The U.S. and Swiss governments and banking giant UBS AG indicated Sunday they were seeking a settlement and asked a federal judge to delay high-stakes hearings on the Internal Revenue Service's effort to identify thousands of suspected American tax evaders.
The one-page motion, filed in Miami less than 24 hours before the hearings were to begin Monday, said postponement is needed "to allow the two governments to continue their discussions seeking a resolution of this matter."
Unless a deal is reached beforehand, the filing asks that the hearing be rescheduled for Aug. 3.
U.S. District Judge Alan S. Gold did not immediately rule on the request, but judges routinely allow parties in civil cases extra time to settle out of court.
In a statement, the U.S. Justice Department said any agreement would have to require that UBS provide "information on a significant number of individuals with UBS accounts."
"If an alternative resolution is not reached, the Department of Justice will continue to vigorously pursue enforcement of the summons through the court," the statement said.
The case seeking the identities of some 52,000 wealthy American clients suspected of hiding $15 billion at UBS has already sent shock waves through the international banking system.
Bankers fear a ruling against UBS would disrupt cross-border commerce, force people to withdraw huge sums of money from financial entities with offshore offices and play havoc with international tax treaties. Experts say some other foreign banks are asking American clients to close out accounts for fear they may be targeted next.
"The precedent this case may set is of immediate relevance to all financial institutions with global operations," the Institute of International Bankers and other financial organizations said in a recent court filing.
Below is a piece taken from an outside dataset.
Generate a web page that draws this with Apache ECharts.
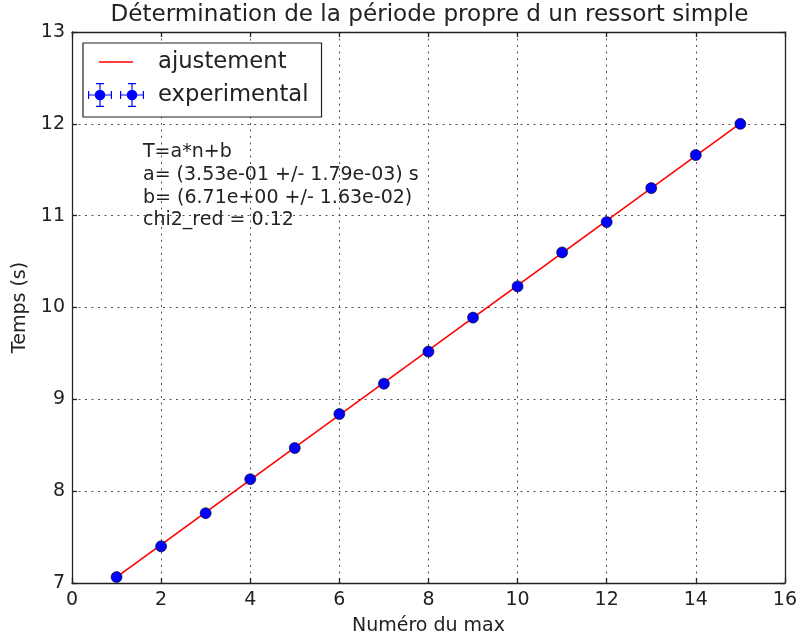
<!DOCTYPE html>
<html>
<head>
<meta charset="utf-8">
<script src="https://cdn.jsdelivr.net/npm/echarts@6/dist/echarts.min.js"></script>
<style>html,body{margin:0;padding:0;background:#fff}#c{width:800px;height:641px}</style>
</head>
<body>
<div id="c"></div>
<script>
// ---- data ----
var nValues = [1, 2, 3, 4, 5, 6, 7, 8, 9, 10, 11, 12, 13, 14, 15];
var tValues = [7.065, 7.40, 7.76, 8.13, 8.47, 8.84, 9.17, 9.52, 9.89, 10.23, 10.60, 10.93, 11.30, 11.66, 12.00];
var fitN = [1, 15];
var fitT = [7.063, 12.005];
var titleText = 'Détermination de la période propre d un ressort simple';
var xName = 'Numéro du max';
var yName = 'Temps (s)';
var seriesNames = ['ajustement', 'experimental'];
var annotationLines = ['T=a*n+b', 'a= (3.53e-01 +/- 1.79e-03) s', 'b= (6.71e+00 +/- 1.63e-02)', 'chi2_red = 0.12'];

var FONT = 'DejaVu Sans';

// legend icons (56 x 24 box)
function markerPath(cx) {
  return 'M' + (cx - 12) + ',11.4 H' + (cx + 12) + ' V12.6 H' + (cx - 12) + ' Z ' +
    'M' + (cx - 0.6) + ',0 H' + (cx + 0.6) + ' V24 H' + (cx - 0.6) + ' Z ' +
    'M' + (cx - 4) + ',0 H' + (cx + 4) + ' V1.2 H' + (cx - 4) + ' Z ' +
    'M' + (cx - 4) + ',22.8 H' + (cx + 4) + ' V24 H' + (cx - 4) + ' Z ' +
    'M' + (cx - 12) + ',8 H' + (cx - 10.8) + ' V16 H' + (cx - 12) + ' Z ' +
    'M' + (cx + 10.8) + ',8 H' + (cx + 12) + ' V16 H' + (cx + 10.8) + ' Z ' +
    'M' + (cx + 5.3) + ',12 A5.3,5.3 0 1,1 ' + (cx - 5.3) + ',12 A5.3,5.3 0 1,1 ' + (cx + 5.3) + ',12 Z';
}
var expIcon = 'path://' + markerPath(12) + ' ' + markerPath(44);
var fitIcon = 'path://M0,0 L0.01,0 L0,0.01 Z M56,24 L55.99,24 L56,23.99 Z M11,11.25 H45 V12.75 H11 Z';

var fitData = fitN.map(function (n, i) { return [n, fitT[i]]; });
var expData = nValues.map(function (n, i) { return [n, tValues[i]]; });

var axisLineStyle = { color: '#222', width: 1.3 };
var gridLine = { show: true, lineStyle: { color: '#555', width: 1, type: [2, 4.5] } };

var chart = echarts.init(document.getElementById('c'), null, { renderer: 'canvas' });
chart.setOption({
  animation: false,
  backgroundColor: '#fff',
  textStyle: { fontFamily: FONT },
  grid: { left: 72, right: 13, top: 32, bottom: 58, containLabel: false },
  xAxis: [{
    type: 'value', min: 0, max: 16, interval: 2, position: 'bottom',
    name: xName, nameLocation: 'middle', nameGap: 34,
    nameTextStyle: { fontFamily: FONT, fontSize: 19, color: '#222' },
    axisLine: { show: true, onZero: false, lineStyle: axisLineStyle },
    axisTick: { show: true, inside: true, length: 5, lineStyle: axisLineStyle },
    axisLabel: { fontFamily: FONT, fontSize: 19, color: '#222', margin: 8 },
    splitLine: gridLine
  }, {
    type: 'value', min: 0, max: 16, interval: 2, position: 'top',
    axisLine: { show: true, onZero: false, lineStyle: axisLineStyle },
    axisTick: { show: true, inside: true, length: 5, lineStyle: axisLineStyle },
    axisLabel: { show: false }, splitLine: { show: false }
  }],
  yAxis: [{
    type: 'value', min: 7, max: 13, interval: 1, position: 'left',
    name: yName, nameLocation: 'middle', nameGap: 40, nameRotate: 90,
    nameTextStyle: { fontFamily: FONT, fontSize: 19, color: '#222' },
    axisLine: { show: true, onZero: false, lineStyle: axisLineStyle },
    axisTick: { show: true, inside: true, length: 5, lineStyle: axisLineStyle },
    axisLabel: { fontFamily: FONT, fontSize: 19, color: '#222', margin: 7 },
    splitLine: gridLine
  }, {
    type: 'value', min: 7, max: 13, interval: 1, position: 'right',
    axisLine: { show: true, onZero: false, lineStyle: axisLineStyle },
    axisTick: { show: true, inside: true, length: 5, lineStyle: axisLineStyle },
    axisLabel: { show: false }, splitLine: { show: false }
  }],
  legend: {
    orient: 'vertical', left: 83, top: 43,
    backgroundColor: '#fff',
    borderColor: '#222', borderWidth: 1.2, borderRadius: 0,
    padding: [7, 13, 10, 5],
    itemWidth: 56, itemHeight: 24, itemGap: 9,
    symbolKeepAspect: false,
    itemStyle: { borderWidth: 0 },
    textStyle: { fontFamily: FONT, fontSize: 22.7, color: '#222', lineHeight: 24, padding: [0, 0, 0, 9] },
    selectedMode: false,
    data: [
      { name: seriesNames[0], icon: fitIcon, itemStyle: { color: '#ff0000', borderWidth: 0 } },
      { name: seriesNames[1], icon: expIcon, itemStyle: { color: '#0000ff', borderWidth: 0 } }
    ]
  },
  graphic: [
    {
      type: 'text', x: 429.5, y: 3.5, z: 10,
      style: { text: titleText, fontFamily: FONT, fontSize: 23.1, fill: '#222', align: 'center', textAlign: 'center' }
    },
    {
      type: 'text', x: 143, y: 141, z: 10,
      style: { text: annotationLines.join('\n'), fontFamily: FONT, fontSize: 19, lineHeight: 22.7, fill: '#222' }
    }
  ],
  series: [
    {
      name: seriesNames[0], type: 'line', data: fitData,
      symbol: 'none', lineStyle: { color: '#ff0000', width: 1.6 },
      itemStyle: { color: '#ff0000' }, z: 2
    },
    {
      name: seriesNames[1], type: 'scatter', data: expData,
      symbol: 'circle', symbolSize: 11,
      itemStyle: { color: '#0000ff', borderColor: '#000', borderWidth: 0.6, opacity: 1 },
      z: 3
    }
  ]
});
</script>
</body>
</html>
The UBS case has persuaded hundreds of taxpayers with offshore accounts to come clean with the IRS under a voluntary disclosure program. The program allows most people to pay a fine and back taxes without facing criminal prosecution, said tax attorney Robert McKenzie with the Arnstein & Lehr firm.
"The IRS would like to continue the specter of fear that this UBS case has created," McKenzie said. "This strategy is working. The level of calls I'm receiving is picking up, not going down."
UBS, which previously admitted wrongdoing in a more limited U.S. tax case, is resisting turning over the names that have been protected by centuries-old Swiss bank secrecy laws.
"Honoring the IRS summons would require UBS to violate Swiss criminal law, and we simply cannot comply," said Oswald Gruebel, UBS chief executive officer, in a letter to bank offices worldwide. "This matter should be resolved between governments according to established frameworks."
The Swiss government escalated the dispute last week by threatening to block release of the UBS account names if Gold rules for the IRS.
One of Europe's biggest banks, UBS has about 34,000 permanent and contract employees at 381 locations in the U.S., according to the company.
The IRS in February filed what are called "John Doe summonses" seeking U.S. taxpayer identities from UBS, shortly after the Zurich-based bank reached a deferred prosecution agreement with the Justice Department over its tax evasion practices. UBS agreed then to identify 300 people _ some of whom are now facing criminal charges _ and admitted it wrongly used sham offshore entities, false paperwork and questionable client recruitment.
UBS also paid a $780 million penalty.
"Until its activities were discovered, UBS _ on U.S. soil _ regularly violated U.S. law, and actively helped its customers violate U.S. law," said Justice Department tax attorney Stuart Gibson, the lead U.S. lawyer on the case.
The 300 names were released under an exception to Swiss banking secrecy law when clients deliberately defrauded tax authorities, as opposed to failing to declare all assets.
Abusive tax shelters and hidden offshore accounts cost the U.S. government an estimated $100 billion a year in lost tax revenue, according to Sen. Carl Levin, D-Mich., chairman of the Senate Permanent Subcommittee on Investigations.
The Justice Department has brought several other UBS-related tax cases in South Florida, including a November 2008 indictment charging former bank executive Raoul Weil with conspiring to defraud the government. Weil, who ran UBS cross-border and private banking operations, is a fugitive living in Switzerland, and his lawyer has insisted he is innocent.
In June 2008, former UBS banker Bradley Birkenfeld pleaded guilty to a similar charge _ he helped a California billionaire evade taxes _ and has been cooperating extensively with federal prosecutors and the IRS. He has not yet been sentenced.